Ionenwisselaar
Ionenwisselaars zijn kolommen gevuld met bolletjes van kunsthars die ongewenste ionen uit een vloeistof (normaal gesproken water) kunnen verwijderen door ze uit te wisselen tegen andere ionen.
[bewerk] Werking
De vloeistof wordt over een met bolletjes ionenwisselaarhars gevulde kolom geperst. De ongewenste ionen in de vloeistof wisselen met de ionen die op de drager gehecht zijn. Er wordt gewisseld met gelijkwaardige elektrovalenties, zo zal Ca2+ op de drager door 2 H+ worden gewisseld. Het zuiveringsrendement is sterk afhankelijk van het type ionenwisselaar en de gebruikte harssoorten.
De ionenwisselaar kan na gebruik worden geregenereerd door de harsbolletjes te spoelen met een regeneratievloeistof, deze bevat een hoge concentratie regeneratiemiddel (zout, zoutzuur of natronloog) met een bepaalde pH. Het type regeneratiemiddel is afhankelijk van het type ionenwisselaar. Door na te spoelen met behandeld water wordt restvervuiling verwijderd en is de ionenwisselaar weer bruikbaar.

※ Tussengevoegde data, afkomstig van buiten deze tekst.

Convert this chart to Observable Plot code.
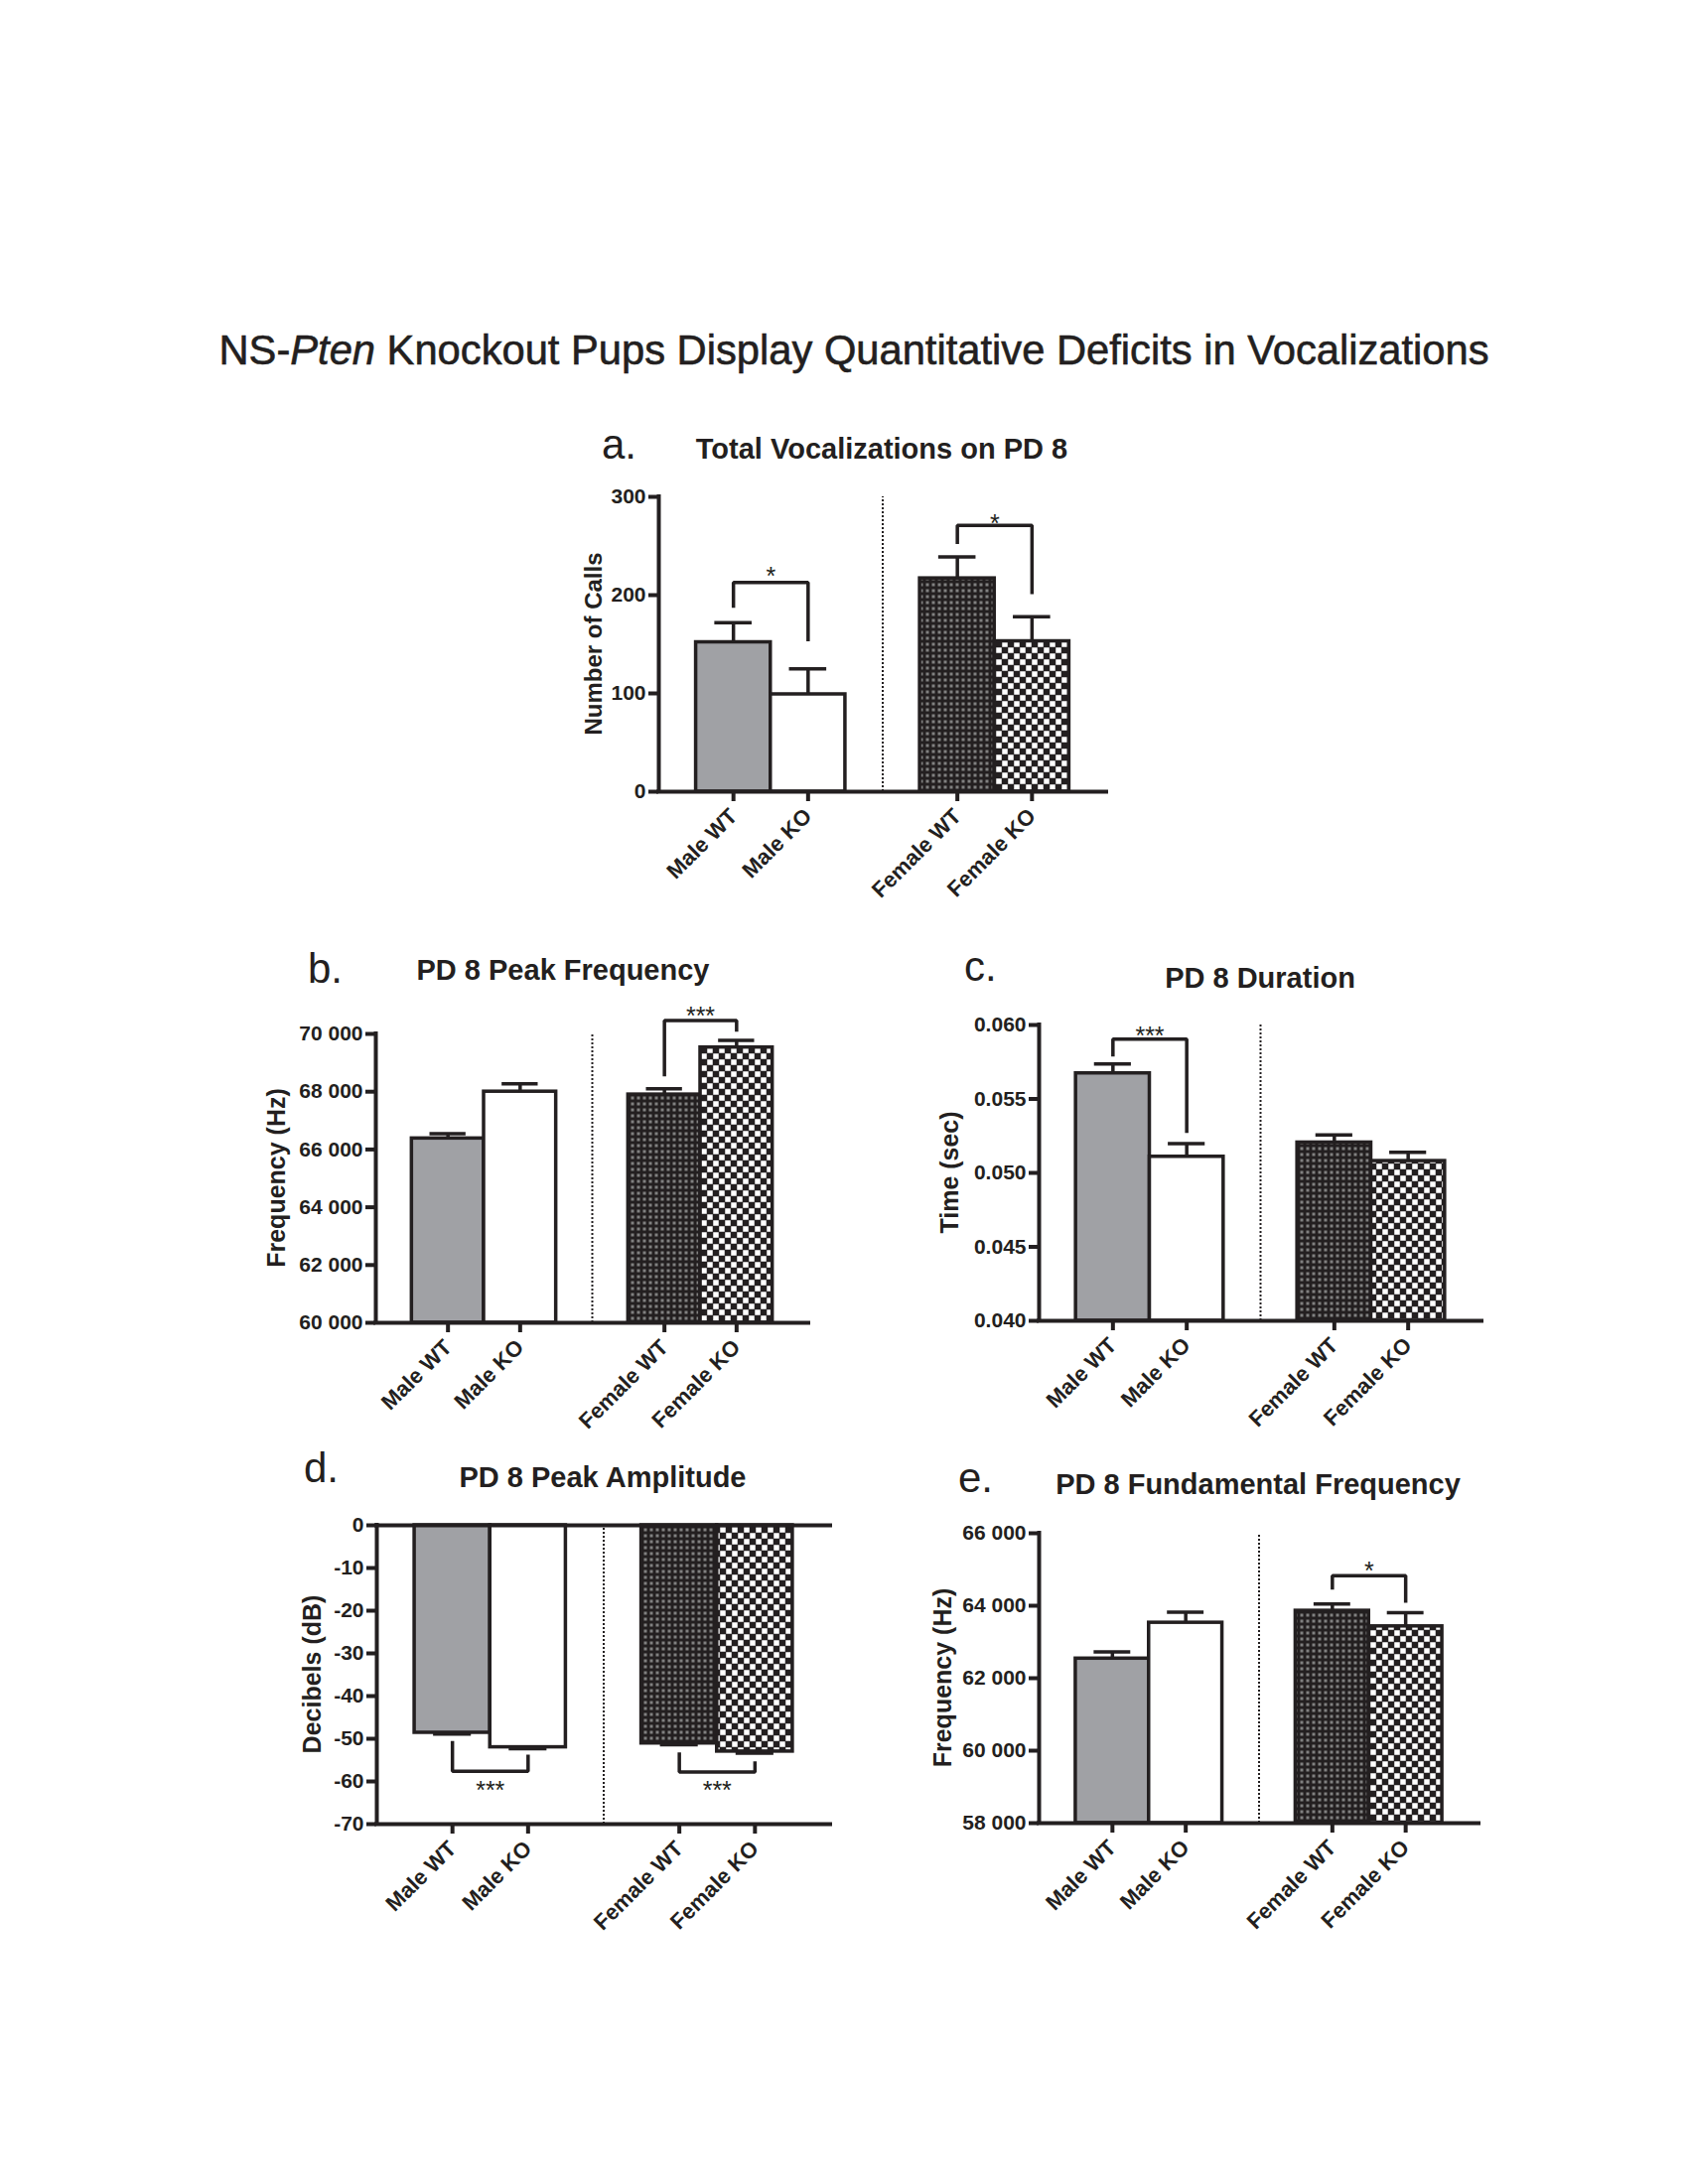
<!DOCTYPE html>
<html><head><meta charset="utf-8">
<script src="https://cdn.jsdelivr.net/npm/d3@7"></script>
<script src="https://cdn.jsdelivr.net/npm/@observablehq/plot@0.6"></script>
<style>
html,body{margin:0;padding:0;background:#fff;}
#page{position:relative;width:1700px;height:2200px;background:#fff;overflow:hidden;}
.panel{position:absolute;}
#overlay{position:absolute;left:0;top:0;pointer-events:none;z-index:5;}
</style></head><body><div id="page"></div>
<script>
// ---------------- data ----------------
const groups = ["Male WT", "Male KO", "Female WT", "Female KO"];
const slots = ["Male WT", "Male KO", "", "Female WT", "Female KO"];

const callsMean = [152, 99, 217, 153];
const callsSem = [20, 26, 22, 25];
const callsTicks = [0, 100, 200, 300];

const peakMean = [66380, 68000, 67900, 69530];
const peakSem = [170, 270, 200, 250];
const peakTicks = [60000, 62000, 64000, 66000, 68000, 70000];

const durMean = [0.05673, 0.05109, 0.05205, 0.05080];
const durSem = [0.00063, 0.00089, 0.00052, 0.00060];
const durTicks = [0.040, 0.045, 0.050, 0.055, 0.060];

const ampMean = [-48.6, -52.0, -51.1, -53.0];
const ampSem = [0.3, 0.3, 0.3, 0.4];
const ampTicks = [0, -10, -20, -30, -40, -50, -60, -70];

const fundMean = [62540, 63530, 63860, 63430];
const fundSem = [185, 290, 190, 375];
const fundTicks = [58000, 60000, 62000, 64000, 66000];

const sigCalls = [
  {from: "Male WT", to: "Male KO", bar: 213, legFrom: 187, legTo: 153, label: "*", labelAt: 226},
  {from: "Female WT", to: "Female KO", bar: 271, legFrom: 252, legTo: 201, label: "*", labelAt: 279}
];
const sigPeak = [{from: "Female WT", to: "Female KO", bar: 70460, legFrom: 68530, legTo: 70080, label: "***", labelAt: 70830}];
const sigDur = [{from: "Male WT", to: "Male KO", bar: 0.05904, legFrom: 0.05787, legTo: 0.05270, label: "***", labelAt: 0.05971}];
const sigAmp = [
  {from: "Male WT", to: "Male KO", bar: -57.6, legFrom: -50.5, legTo: -53.7, label: "***", labelAt: -60.6},
  {from: "Female WT", to: "Female KO", bar: -57.8, legFrom: -53.2, legTo: -55.3, label: "***", labelAt: -60.6}
];
const sigFund = [{from: "Female WT", to: "Female KO", bar: 64830, legFrom: 64446, legTo: 64080, label: "*", labelAt: 65150}];

// ---------------- style ----------------
const FONT = "'Liberation Sans', Arial, Helvetica, sans-serif";
const INK = "#231f20";
const fills = {"Male WT": "#a0a1a5", "Male KO": "#ffffff", "Female WT": "url(#patFWT)", "Female KO": "url(#patFKO)"};
const BAR_SW = 3.5, AXIS_SW = 4;

const page = document.getElementById("page");

// pattern defs
const defs = d3.select(page).append("svg").attr("width", 0).attr("height", 0)
  .style("position", "absolute").append("defs");
const p1 = defs.append("pattern").attr("id", "patFWT").attr("patternUnits", "userSpaceOnUse").attr("width", 6).attr("height", 6);
p1.append("rect").attr("width", 6).attr("height", 6).attr("fill", INK);
p1.append("rect").attr("x", 1.5).attr("y", 1.5).attr("width", 3).attr("height", 3).attr("fill", "#808080");
const p2 = defs.append("pattern").attr("id", "patFKO").attr("patternUnits", "userSpaceOnUse").attr("width", 12).attr("height", 12);
p2.append("rect").attr("width", 12).attr("height", 12).attr("fill", INK);
p2.append("rect").attr("x", 0.25).attr("y", 0.25).attr("width", 5.5).attr("height", 5.5).attr("fill", "#fff");
p2.append("rect").attr("x", 6.25).attr("y", 6.25).attr("width", 5.5).attr("height", 5.5).attr("fill", "#fff");

const spaceFmt = v => d3.format(",")(v).replace(/,/g, " ");

function panel(cfg) {
  const {frame, mean, sem, yDomain, yTicks, fmt, sig, base, zeroLine} = cfg;
  const ml = 110, mr = 20, mt = 70, mb = 170;
  const W = frame.right - frame.left, H = frame.bottom - frame.top;
  const rows = groups.map((g, k) => ({g, i: slots.indexOf(g), v: mean[k], e: mean[k] + Math.sign(mean[k]) * sem[k]}));
  const pts = [];
  sig.forEach((s, k) => {
    const a = slots.indexOf(s.from), b = slots.indexOf(s.to);
    pts.push({k, x: a, y: s.legFrom}, {k, x: a, y: s.bar}, {k, x: b, y: s.bar}, {k, x: b, y: s.legTo});
  });
  const marks = [
    Plot.rectY(rows, {x1: d => d.i - 0.5, x2: d => d.i + 0.5, y1: () => base, y2: "v", fill: d => fills[d.g], stroke: INK, strokeWidth: BAR_SW}),
    Plot.ruleX(rows, {x: "i", y1: "v", y2: "e", stroke: INK, strokeWidth: BAR_SW}),
    Plot.ruleY(rows, {y: "e", x1: d => d.i - 0.25, x2: d => d.i + 0.25, stroke: INK, strokeWidth: BAR_SW}),
    Plot.ruleX([slots.indexOf("")], {y1: yDomain[0], y2: yDomain[1], stroke: INK, strokeWidth: 2, strokeDasharray: "2,2"}),
    Plot.line(pts, {x: "x", y: "y", z: "k", stroke: INK, strokeWidth: BAR_SW, strokeLinejoin: "miter", strokeLinecap: "butt"}),
    Plot.text(sig, {x: d => (slots.indexOf(d.from) + slots.indexOf(d.to)) / 2, y: "labelAt", text: "label", fontSize: 25, fontWeight: "normal", dy: 7, fill: INK}),
    Plot.ruleX([-1], {y1: yDomain[0], y2: yDomain[1], stroke: INK, strokeWidth: AXIS_SW, strokeLinecap: "square"}),
    Plot.ruleY([yDomain[0]], {stroke: INK, strokeWidth: AXIS_SW, strokeLinecap: "square"}),
    Plot.axisY({ticks: yTicks, tickFormat: fmt, tickSize: 10, tickPadding: 3, fontSize: 21, fontWeight: "bold", strokeWidth: AXIS_SW, label: null}),
    Plot.axisX({ticks: [0, 1, 3, 4], tickFormat: i => slots[i], tickSize: 10, tickPadding: 11, tickRotate: -45, fontSize: 22, fontWeight: "bold", strokeWidth: AXIS_SW, label: null, textStroke: null}),
  ];
  if (zeroLine) marks.push(Plot.ruleY([0], {stroke: INK, strokeWidth: AXIS_SW, strokeLinecap: "square"}));
  const svg = Plot.plot({
    width: ml + W + mr, height: mt + H + mb,
    marginLeft: ml, marginRight: mr, marginTop: mt, marginBottom: mb,
    x: {domain: [-1, 5]},
    y: {domain: yDomain},
    color: {type: "identity"},
    style: {fontFamily: FONT, fontWeight: "bold", fontSize: "21px", color: INK, background: "transparent", overflow: "visible"},
    marks
  });
  svg.classList.add("panel");
  svg.style.left = (frame.left - ml) + "px";
  svg.style.top = (frame.top - mt) + "px";
  svg.style.maxWidth = "none";
  page.appendChild(svg);
}

const frames = {
  a: {left: 663, right: 1114, top: 500, bottom: 797},
  b: {left: 378, right: 814, top: 1041, bottom: 1332},
  c: {left: 1046, right: 1492, top: 1032, bottom: 1330},
  d: {left: 379, right: 836, top: 1536, bottom: 1837},
  e: {left: 1046, right: 1489, top: 1544, bottom: 1836}
};

panel({frame: frames.a, mean: callsMean, sem: callsSem, yDomain: [0, 300], yTicks: callsTicks, fmt: d3.format("d"), sig: sigCalls, base: 0});
panel({frame: frames.b, mean: peakMean, sem: peakSem, yDomain: [60000, 70000], yTicks: peakTicks, fmt: spaceFmt, sig: sigPeak, base: 60000});
panel({frame: frames.c, mean: durMean, sem: durSem, yDomain: [0.040, 0.060], yTicks: durTicks, fmt: d3.format(".3f"), sig: sigDur, base: 0.040});
panel({frame: frames.d, mean: ampMean, sem: ampSem, yDomain: [-70, 0], yTicks: ampTicks, fmt: v => String(v), sig: sigAmp, base: 0, zeroLine: true});
panel({frame: frames.e, mean: fundMean, sem: fundSem, yDomain: [58000, 66000], yTicks: fundTicks, fmt: spaceFmt, sig: sigFund, base: 58000});

// ---------------- texts ----------------
const ov = d3.select(page).append("svg").attr("id", "overlay").attr("width", 1700).attr("height", 2200)
  .style("font-family", FONT).attr("fill", INK);
const t = ov.append("text").attr("x", 860).attr("y", 367).attr("text-anchor", "middle").attr("font-size", 41.7)
  .attr("stroke", INK).attr("stroke-width", 0.6);
t.append("tspan").text("NS-");
t.append("tspan").attr("font-style", "italic").text("Pten");
t.append("tspan").text(" Knockout Pups Display Quantitative Deficits in Vocalizations");

const letters = [["a.", 606, 462], ["b.", 310, 990], ["c.", 971, 988], ["d.", 306, 1493], ["e.", 965, 1503]];
letters.forEach(([s, x, y]) => ov.append("text").attr("x", x).attr("y", y).attr("font-size", 42).text(s));

const titles = [
  ["Total Vocalizations on PD 8", 888, 462],
  ["PD 8 Peak Frequency", 567, 987],
  ["PD 8 Duration", 1269, 995],
  ["PD 8 Peak Amplitude", 607, 1498],
  ["PD 8 Fundamental Frequency", 1267, 1505]
];
titles.forEach(([s, x, y]) => ov.append("text").attr("x", x).attr("y", y)
  .attr("text-anchor", "middle").attr("font-size", 29).attr("font-weight", "bold").text(s));

const ylabels = [
  ["Number of Calls", frames.a, 606, 24],
  ["Frequency (Hz)", frames.b, 287, 25],
  ["Time (sec)", frames.c, 965, 25],
  ["Decibels (dB)", frames.d, 323, 25],
  ["Frequency (Hz)", frames.e, 958, 25]
];
ylabels.forEach(([s, f, x, fs]) => {
  const cy = (f.top + f.bottom) / 2;
  ov.append("text").attr("transform", `translate(${x},${cy}) rotate(-90)`)
    .attr("text-anchor", "middle").attr("font-size", fs).attr("font-weight", "bold").text(s);
});
</script></body></html>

Het toegepaste type ionenwisselaar is sterk afhankelijk van de gewenste waterkwaliteit, als niet al te hoge eisen aan de waterkwaliteit worden gesteld volstaat de goedkopere substitutie van ionen, bij hoogwaardige toepassingen zal worden geprobeerd om alle ionen te verwijderen zodat alleen zuiver water overblijft. Ook is het mogelijk om ionenwisselaars te gebruiken zodat verschillende typen ionen van elkaar gescheiden worden.
[bewerk] Substitutie
Een bekend type ionenwisselaar is de waterontharder, deze wordt onder andere gebruikt voor aquaria met vissen die niet tegen hard water kunnen en bij de bereiding van normale kwaliteit industriewater. De bolletjes kunsthars bevaten Na+ ionen die door Ca2+ of Mg2+ wordt verdrongen, voor elk tweewaardig ion dat uit het water verdwijnt komen er twee natrium ionen terug. Als de Na+ ionen zijn uitgewisseld kan de wisselaar worden geregenereerd door het met geconcentreerd NaCl (keukenzout) te spoelen.
[bewerk] Ionenverwijdering
Een andere toepassing bevindt zich in de industrie. Voor het verkrijgen van zeer zuiver water (ultrapuur water genoemd) bijvoorbeeld voedingwater voor het maken van stoom, wordt een demineralisatie-installatie toegepast. Een veel toegepaste versie is als volgt samengesteld.
Het water stroomt eerst door een kationfilter. In het kationhars worden alle positieve ionen verwisseld voor een waterstofion. Het water dat dit "filter" verlaat is zeer zuur omdat het waterstofion opgelost in water, kenmerkend is voor een zuur.
Na+(aq) + RH+(s) --> RNa+(s) + H+(aq)
De volgende stap is het verwijderen van het carbonaat. Doordat het carbonaat in oplossing is met zuur water ontstaat koolzuur. Door het water in een zogenaamde CO2-toren naar beneden te laten stromen en tegelijkertiijd in tegenstroom lucht door de toren te blazen, vormt zich uit het carbonaat een CO2-molecuul en een hydroxideion. De hydroxide vormt water met een waterstofion dat uit het kationfilter komt.
H2CO3(aq) --> H2O(l) + CO2(g)
De laatste stap in dit proces is het anionfilter. In het anionfilter worden de overgebleven negatieve ionen vervangen door hydroxide-ionen. Nadat de ionen zijn uitgewisseld reageren de waterstofionen met de hydroxydeionen tot water.
Cl-(aq) + H+(aq) + ROH-(s) --> RCl-(s) + H2O(l)
De geleidbaarheid van het water na dit proces ligt normaal gesproken tussen 0,2 en 4 μSiemens/centimeter. Door toepassing van een mengbedfilter kan dit nog worden verlaagd naar 0,055 tot 0,2 μSiemens/centimeter.